Também nesse processo de demissões está previsto o desligamento de 100 funcionários da sede administrativa do Instituto Pró-Cidadania. Esses davam suporte ao trabalho do Instituto nos convênios, campanhas e projetos. Com o encerramento das atividades do IPCC, 500 mil atendimentos e mais de 600 instituições sociais deixarão de receber doações de alimentos, roupas, material escolar e de construção, entre outros, que atendiam a população vulnerável em momentos de dificuldades.
O IPCC também administra a rede de lojas Leve Curitiba, importante agente de desenvolvimento da economia criativa da cidade. Com o encerramento da rede, centenas de artesãos e pequenos produtores de souvenires deixarão de ter um local para escoar sua produção.
O IPCC afirma que todas suas contas são submetidas a auditoria independente e que, ao longo dos anos, jamais recebeu qualquer ressalva do Tribunal de Contas do Paraná. O IPCC reafirma sua firme disposição em abrir suas contas ao Ministério Público e à população curitibana a qualquer momento.

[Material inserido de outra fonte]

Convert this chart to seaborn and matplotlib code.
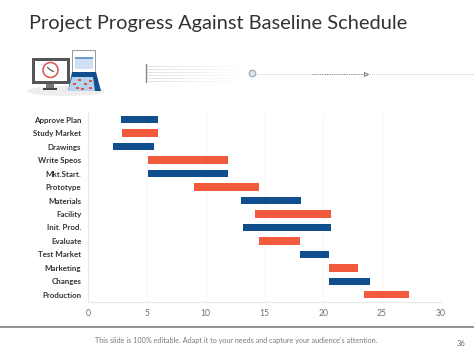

O IPCC ressalta que os 1.300 funcionários em processo de demissão estão saindo sem o pagamento de direitos trabalhistas e verbas rescisórias, pela impossibilidade do Instituto em fazer frente a essas despesas sem o repasse das verbas de rescisão de responsabilidade da Prefeitura. Todos os sindicatos das diferentes categorias empregadas pelo IPCC foram comunicados e estão cientes da situação. A dívida do Instituto soma R$ 5.869.230,93. O que a Prefeitura de Curitiba deve em repasses ao IPCC atinge R$ 25.737.000,00. A maior e mais antiga ONG do estado, que sempre se orgulhou em ser “especialista em ajudar” lamenta profundamente fechar suas portas e deixar desamparada à população em um momento tão crítico e obscuro do país.
Curitiba, 23 de junho de 2017. Comissão do Conselho Deliberativo do IPCC.